The optimization is performed via simulated annealing (SA). The SA algorithm is basically an improved Monte-Carlo optimization algorithm, which means sampling the solution space of the optimization problem with a given temperature $$T$$ or rather an inverse temperature $$\beta$$ where $$\beta \sim 1/T$$.

The improvement of SA over a simple Monte-Carlo optimization algorithm is to perform the optimization with an initially high temperature, or low inverse temperature accordingly, which is continuously cooled down over the course of the algorithms runtime. The idea here comes from the physical process of annealing of, e.g., steel where you can make the observation that a slowly cooled steel has superior material characteristics.

The cooling down is steered by an annealing schedule which in our case is the exponential schedule, so we have

$\beta(t) = \beta_0 \cdot \exp \left( \tau \cdot t \right).$

Furthermore, as SA is usually employed for combinatorial optimization problems, so problems defined on discrete space, we also use an exponential schedule for the step size

$\delta(n) = \delta_0 \cdot \exp \left( \gamma \cdot t \right).$

The step size is used for perturbing the current solution in each step of the SA algorithm to find a new candidate solution. So the idea for using the schedule here is to start with relatively large step size $$\delta_{start}$$ and to chose the rate according to an target step size $$\delta_{end}$$. An according rate is easily derived by claiming $$\delta(N_{max})=\delta_{end}$$ which leads to

$\gamma = \frac{1}{N_{max}}\log \left( \frac{\delta_{end}}{\delta_{start}} \right).$

### Monte-Carlo algorithm¶

Starting from a random initial conformation $$\vec{x}_0$$ with a score of $$S_0 = S_T(\vec{x}_0)$$, the following steps are performed:

1. Perform random modifications on $$\vec{x}_n$$:

$$\vec{x}_{n+1} = \vec{x}_n + \Delta(\vec{x}_n)$$

where $$\Delta(\vec{x}_n)$$ is a random perturbation calculated using the step size $$\delta(n)$$.

2. Calculate the score of the new conformation:

$$S_{n+1} = S_T(\vec{x}_{n+1})$$

3. Decide, whether to accept the new conformation based on the difference to the score of the conformation prior to modification:

$$\Delta S = S_{n+1} - S_{n}$$

If $$\Delta S \leq 0$$, then accept the new conformation.

If $$\Delta S > 0$$, then accept the new conformation with a probability of $$p = exp \left( \beta(n) \cdot \Delta S \right)$$ where $$\beta(n)$$ is the inverse temperature according to the exponential annealing schedule.
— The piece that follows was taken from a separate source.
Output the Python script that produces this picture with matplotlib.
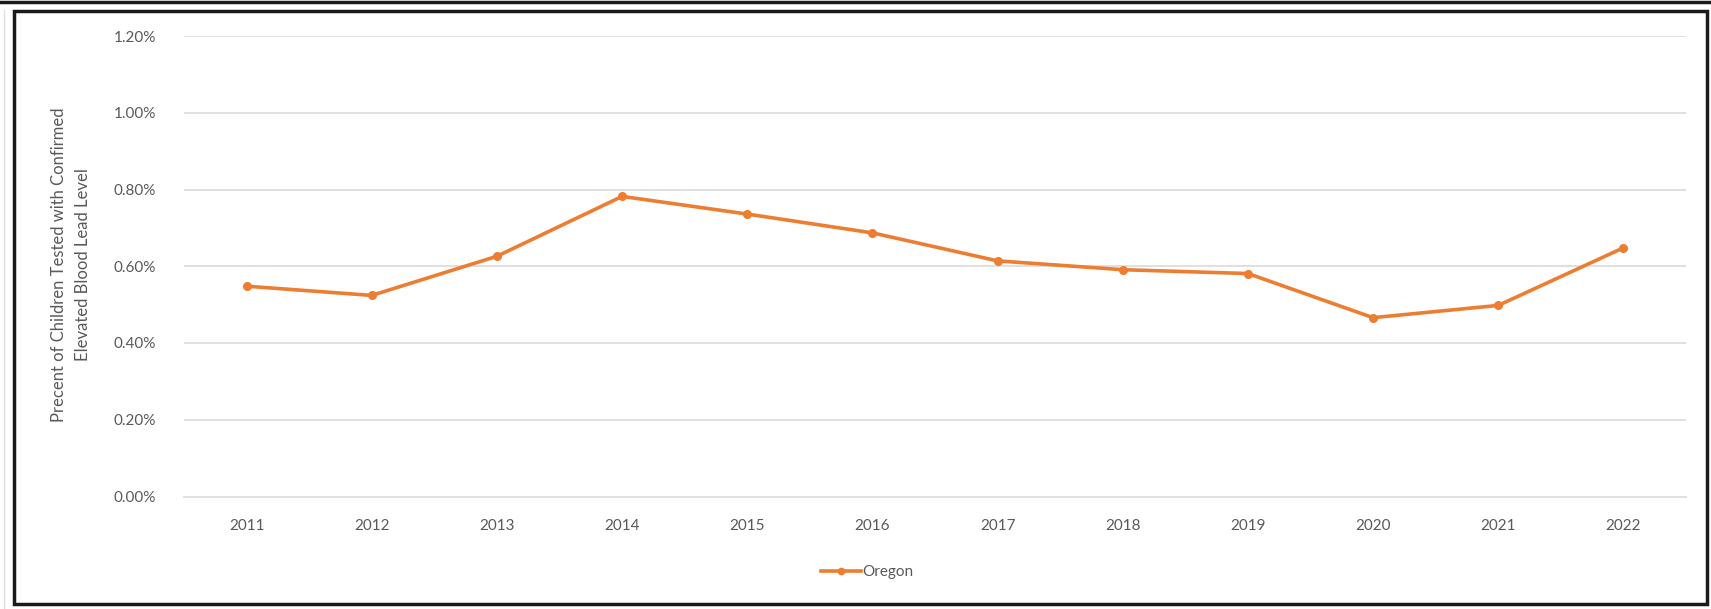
import matplotlib
matplotlib.use("Agg")
from matplotlib import pyplot as plt
from matplotlib.patches import Rectangle
from matplotlib.lines import Line2D
from matplotlib.ticker import FuncFormatter

years = ['2011', '2012', '2013', '2014', '2015', '2016',
         '2017', '2018', '2019', '2020', '2021', '2022']
oregon = [0.548, 0.524, 0.626, 0.782, 0.736, 0.687,
          0.614, 0.591, 0.581, 0.466, 0.498, 0.648]
yticks = [0.0, 0.2, 0.4, 0.6, 0.8, 1.0, 1.2]

W, H = 1711, 609
plt.rcParams['font.family'] = ['Lato', 'DejaVu Sans']
grey = '#595959'
orange = '#ED7D31'

fig = plt.figure(figsize=(W / 100, H / 100), dpi=100)
fig.patch.set_facecolor('white')

def fx(px):
    return px / W

def fy(py):
    return 1 - py / H

ax = fig.add_axes([fx(184), fy(496.5), fx(1686) - fx(184), fy(36) - fy(496.5)])
x = range(len(years))
ax.plot(x, oregon, color=orange, lw=2.6, marker='o', ms=5.5, label='Oregon', zorder=3)

ax.set_xlim(-0.5, len(years) - 0.5)
ax.set_ylim(0, 1.2)
ax.set_yticks(yticks)
ax.yaxis.set_major_formatter(FuncFormatter(lambda v, p: f'{v:.2f}%'))
ax.set_xticks(list(x))
ax.set_xticklabels(years)
ax.grid(axis='y', color='#E0E0E0', lw=1.4)
ax.set_axisbelow(True)
for s in ['top', 'right', 'left']:
    ax.spines[s].set_visible(False)
ax.spines['bottom'].set_color('#E0E0E0')
ax.spines['bottom'].set_linewidth(1.4)
ax.tick_params(axis='both', length=0, labelsize=11, labelcolor=grey)
ax.tick_params(axis='y', pad=20)
ax.tick_params(axis='x', pad=16)

fig.text(fx(71), fy(265), 'Precent of Children Tested with Confirmed\nElevated Blood Lead Level',
         rotation=90, ha='center', va='center', multialignment='center',
         fontsize=12, color=grey, linespacing=1.6)

handle = Line2D([], [], color=orange, lw=2.6, marker='o', ms=4.5)
fig.legend([handle], ['Oregon'], loc='center', bbox_to_anchor=(fx(867), fy(572)),
           frameon=False, fontsize=11, labelcolor=grey, handlelength=2.6,
           handletextpad=0.1)

# chart frame from the screenshot
fig.add_artist(Rectangle((fx(14), fy(604)), fx(1707) - fx(14), fy(11) - fy(604),
                         transform=fig.transFigure, fill=False, ec='#1a1a1a', lw=2.5))
fig.add_artist(Line2D([0, 1], [fy(1.5), fy(1.5)], transform=fig.transFigure,
                      color='#1a1a1a', lw=2.5))
fig.add_artist(Line2D([fx(4), fx(4)], [0, fy(10)], transform=fig.transFigure,
                      color='#e0e0e0', lw=1))

fig.savefig('out.png', dpi=100)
The initial inverse temperature $$\beta_0$$ as well as the rate $$\tau$$, specifying how fast the inverse temperature increases, can be user specified. In case the new conformation is not accepted, the new conformation is replaced with the conformation prior to modification:

$$\vec{x}_{n+1} = \vec{x}_n$$

These steps are repeated until an stop criterion is met, which is just a fixed number of iterations in this case.